■ **WORK TO DO**:
Copy all lines below containing "that".

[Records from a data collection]
------------------------------
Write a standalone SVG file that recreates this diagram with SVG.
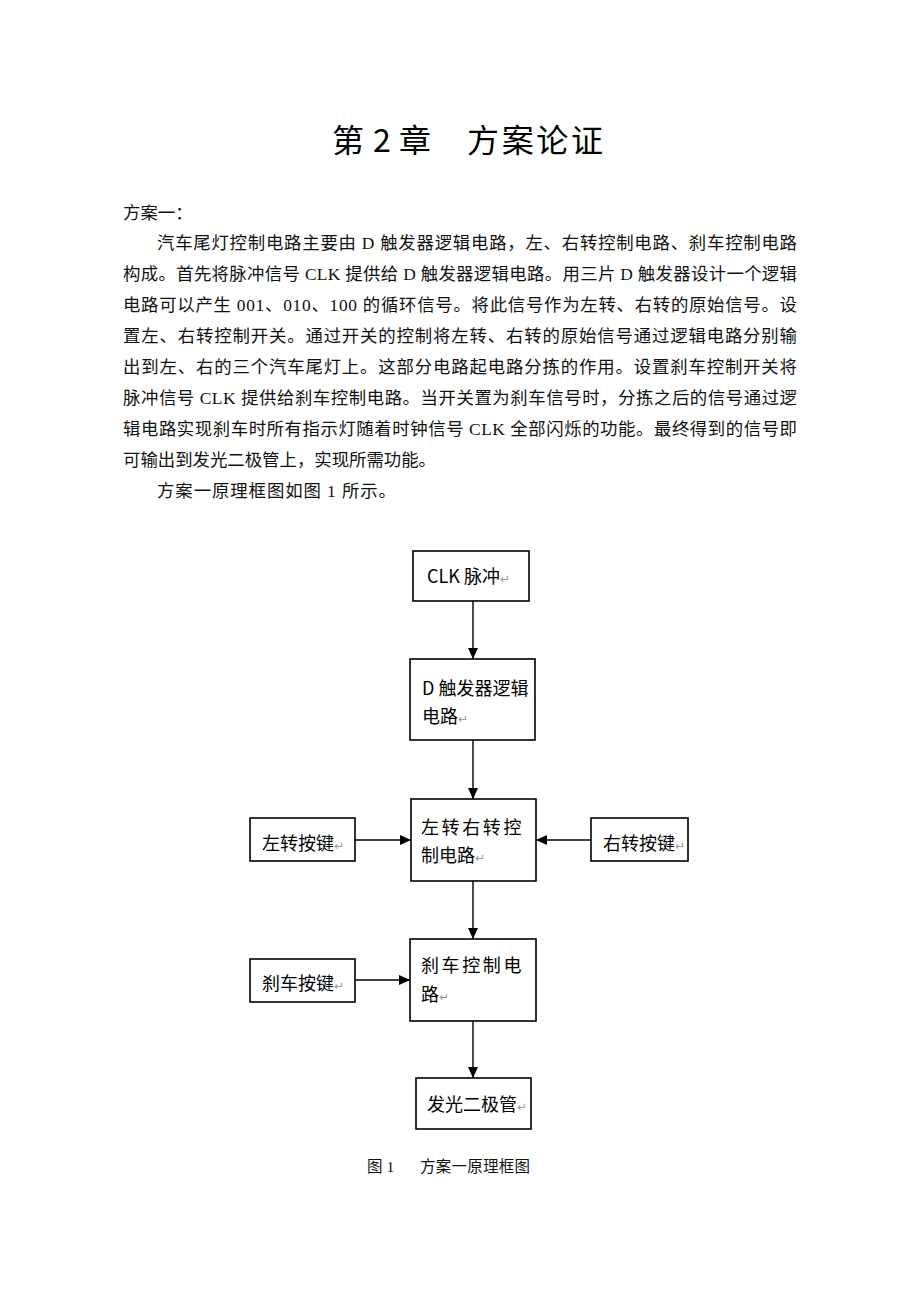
<svg xmlns="http://www.w3.org/2000/svg" width="920" height="1302" viewBox="0 0 920 1302">
<style>
.title{font-family:"Noto Sans CJK SC",sans-serif;font-size:32px;fill:#000}
.body{font-family:"Liberation Serif","Noto Sans CJK SC",serif;font-size:17.4px;fill:#111}
.box{fill:#fff;stroke:#000;stroke-width:1.6}
.lbl{font-family:"Noto Sans CJK SC",sans-serif;font-size:18px;fill:#000}
.pm{font-family:"DejaVu Sans",sans-serif;font-size:12px;fill:#999}
.cap{font-family:"Liberation Serif","Noto Sans CJK SC",serif;font-size:15.5px;fill:#111}
.conn{stroke:#000;stroke-width:1.4;fill:none;marker-end:url(#ah)}
</style>
<defs>
<marker id="ah" markerUnits="userSpaceOnUse" markerWidth="11" markerHeight="10" refX="11" refY="5" orient="auto">
<path d="M0,0 L11,5 L0,10 z" fill="#000"/>
</marker>
</defs>
<rect width="920" height="1302" fill="#fff"/>
<g id="title">
<text class="title" x="332" y="152">第</text>
<text class="title" x="373" y="152">2</text>
<text class="title" x="399" y="152">章</text>
<text class="title" x="467" y="152" textLength="136" lengthAdjust="spacing">方案论证</text>
</g>
<g id="body">
<text class="body" x="123" y="219">方案一：</text>
<text class="body" x="157" y="249" textLength="640" lengthAdjust="spacing">汽车尾灯控制电路主要由 D 触发器逻辑电路，左、右转控制电路、刹车控制电路</text>
<text class="body" x="123" y="280" textLength="674" lengthAdjust="spacing">构成。首先将脉冲信号 CLK 提供给 D 触发器逻辑电路。用三片 D 触发器设计一个逻辑</text>
<text class="body" x="123" y="311" textLength="674" lengthAdjust="spacing">电路可以产生 001、010、100 的循环信号。将此信号作为左转、右转的原始信号。设</text>
<text class="body" x="123" y="342" textLength="674" lengthAdjust="spacing">置左、右转控制开关。通过开关的控制将左转、右转的原始信号通过逻辑电路分别输</text>
<text class="body" x="123" y="373" textLength="674" lengthAdjust="spacing">出到左、右的三个汽车尾灯上。这部分电路起电路分拣的作用。设置刹车控制开关将</text>
<text class="body" x="123" y="404" textLength="674" lengthAdjust="spacing">脉冲信号 CLK 提供给刹车控制电路。当开关置为刹车信号时，分拣之后的信号通过逻</text>
<text class="body" x="123" y="435" textLength="674" lengthAdjust="spacing">辑电路实现刹车时所有指示灯随着时钟信号 CLK 全部闪烁的功能。最终得到的信号即</text>
<text class="body" x="123" y="466" textLength="313" lengthAdjust="spacing">可输出到发光二极管上，实现所需功能。</text>
<text class="body" x="157" y="497" textLength="239" lengthAdjust="spacing">方案一原理框图如图 1 所示。</text>
</g>
<g id="connectors">
<line class="conn" x1="473" y1="601" x2="473" y2="659"/>
<line class="conn" x1="473" y1="740" x2="473" y2="799"/>
<line class="conn" x1="355" y1="840" x2="411" y2="840"/>
<line class="conn" x1="591" y1="840" x2="536" y2="840"/>
<line class="conn" x1="473" y1="881" x2="473" y2="939"/>
<line class="conn" x1="355" y1="980" x2="410" y2="980"/>
<line class="conn" x1="473" y1="1021" x2="473" y2="1078"/>
</g>
<g id="clk">
<rect class="box" x="413" y="551" width="116" height="50"/>
<text class="lbl" x="427" y="583">CLK 脉冲<tspan class="pm">↵</tspan></text>
</g>
<g id="dff">
<rect class="box" x="410" y="659" width="125" height="81"/>
<text class="lbl" x="422" y="695">D 触发器逻辑</text>
<text class="lbl" x="422" y="723">电路<tspan class="pm">↵</tspan></text>
</g>
<g id="turnctrl">
<rect class="box" x="411" y="799" width="125" height="82"/>
<text class="lbl" x="421" y="834" letter-spacing="2.6">左转右转控</text>
<text class="lbl" x="421" y="862">制电路<tspan class="pm">↵</tspan></text>
</g>
<g id="leftkey">
<rect class="box" x="250" y="818" width="105" height="43"/>
<text class="lbl" x="262" y="850">左转按键<tspan class="pm">↵</tspan></text>
</g>
<g id="rightkey">
<rect class="box" x="591" y="818" width="97" height="43"/>
<text class="lbl" x="603" y="850">右转按键<tspan class="pm">↵</tspan></text>
</g>
<g id="brakectrl">
<rect class="box" x="410" y="939" width="126" height="82"/>
<text class="lbl" x="421" y="972" letter-spacing="2.6">刹车控制电</text>
<text class="lbl" x="421" y="1001">路<tspan class="pm">↵</tspan></text>
</g>
<g id="brakekey">
<rect class="box" x="250" y="959" width="105" height="43"/>
<text class="lbl" x="262" y="990">刹车按键<tspan class="pm">↵</tspan></text>
</g>
<g id="led">
<rect class="box" x="416" y="1078" width="115" height="51"/>
<text class="lbl" x="427" y="1111">发光二极管<tspan class="pm">↵</tspan></text>
</g>
<g id="caption">
<text class="cap" x="367" y="1172">图 1</text>
<text class="cap" x="420" y="1172" textLength="110" lengthAdjust="spacing">方案一原理框图</text>
</g>
</svg>
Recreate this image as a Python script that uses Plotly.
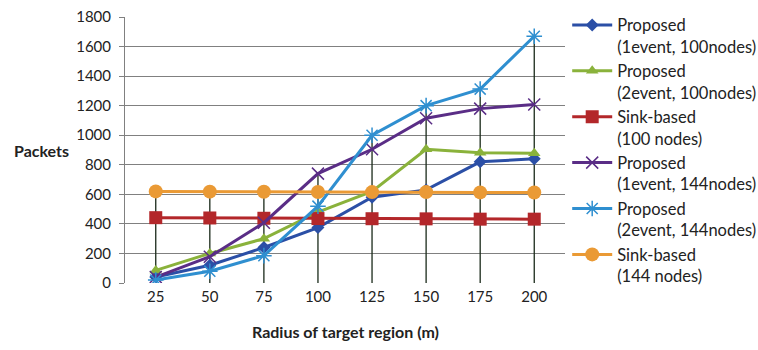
import plotly.graph_objects as go

radius = ["25", "50", "75", "100", "125", "150", "175", "200"]
p1e100 = [40, 120, 240, 375, 580, 630, 820, 840]
p2e100 = [85, 200, 300, 480, 620, 905, 882, 878]
sink100 = [442, 440, 438, 436, 435, 434, 432, 432]
p1e144 = [40, 178, 408, 740, 905, 1115, 1180, 1208]
p2e144 = [20, 80, 185, 520, 1000, 1200, 1312, 1670]
sink144 = [620, 618, 617, 616, 615, 615, 613, 612]

names = [
    "Proposed<br>(1event, 100nodes)",
    "Proposed<br>(2event, 100nodes)",
    "Sink-based<br>(100 nodes)",
    "Proposed<br>(1event, 144nodes)",
    "Proposed<br>(2event, 144nodes)",
    "Sink-based<br>(144 nodes)",
]
series = [p1e100, p2e100, sink100, p1e144, p2e144, sink144]
colors = ["#2b4fa6", "#8ab23b", "#b3272a", "#5a2d86", "#2f8fd0", "#ea9a35"]
symbols = ["diamond", "triangle-up", "square", "x-thin", "asterisk", "circle"]
msizes = [10, 11, 13, 12, 13, 14]

fig = go.Figure()

# drop lines from the highest point of each category down to zero
dx, dy = [], []
for i, r in enumerate(radius):
    top = max(s[i] for s in series)
    dx += [r, r, None]
    dy += [0, top, None]
fig.add_trace(go.Scatter(x=dx, y=dy, mode="lines", line=dict(color="#1a2a1a", width=1.3),
                         showlegend=False, hoverinfo="skip"))

for nm, s, c, sym, ms in zip(names, series, colors, symbols, msizes):
    marker = dict(symbol=sym, size=ms, color=c)
    if sym in ("x-thin", "asterisk"):
        marker["line"] = dict(color=c, width=1.5)
    fig.add_trace(go.Scatter(x=radius, y=s, name=nm, mode="lines+markers",
                             line=dict(color=c, width=3), marker=marker))

fig.update_layout(
    width=758, height=350,
    margin=dict(l=125, r=193, t=17, b=67, autoexpand=False),
    paper_bgcolor="white", plot_bgcolor="white",
    font=dict(family="Lato, Open Sans, sans-serif", size=15, color="#222"),
    legend=dict(x=1.005, xanchor="left", y=1.035, yanchor="top",
                maxheight=330, valign="top",
                font=dict(size=16.5, color="#222"), itemwidth=40,
                bgcolor="rgba(0,0,0,0)"),
    xaxis=dict(type="category", showgrid=False, showline=False, ticks="",
               tickfont=dict(size=15), zeroline=False, ticklabelstandoff=3),
    yaxis=dict(range=[0, 1800], dtick=200, showgrid=True, gridcolor="#808080", gridwidth=1,
               showline=True, linecolor="#808080", linewidth=1, ticks="outside",
               ticklen=5, tickcolor="#808080", tickfont=dict(size=15), zeroline=False,
               ticklabelstandoff=5),
    annotations=[
        dict(text="<b>Packets</b>", x=-0.19, y=0.5, xref="paper", yref="paper",
             xanchor="center", yanchor="middle", showarrow=False, font=dict(size=16)),
        dict(text="<b>Radius of target region (m)</b>", x=0.5, y=-0.14, xref="paper",
             yref="paper", xanchor="center", yanchor="top", showarrow=False,
             font=dict(size=16)),
    ],
)

fig.write_html("out.html")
------------------------------
■ **FINAL ANSWER**:
Write a standalone SVG file that recreates this diagram with SVG.
Recreate this image as a Python script that uses Plotly.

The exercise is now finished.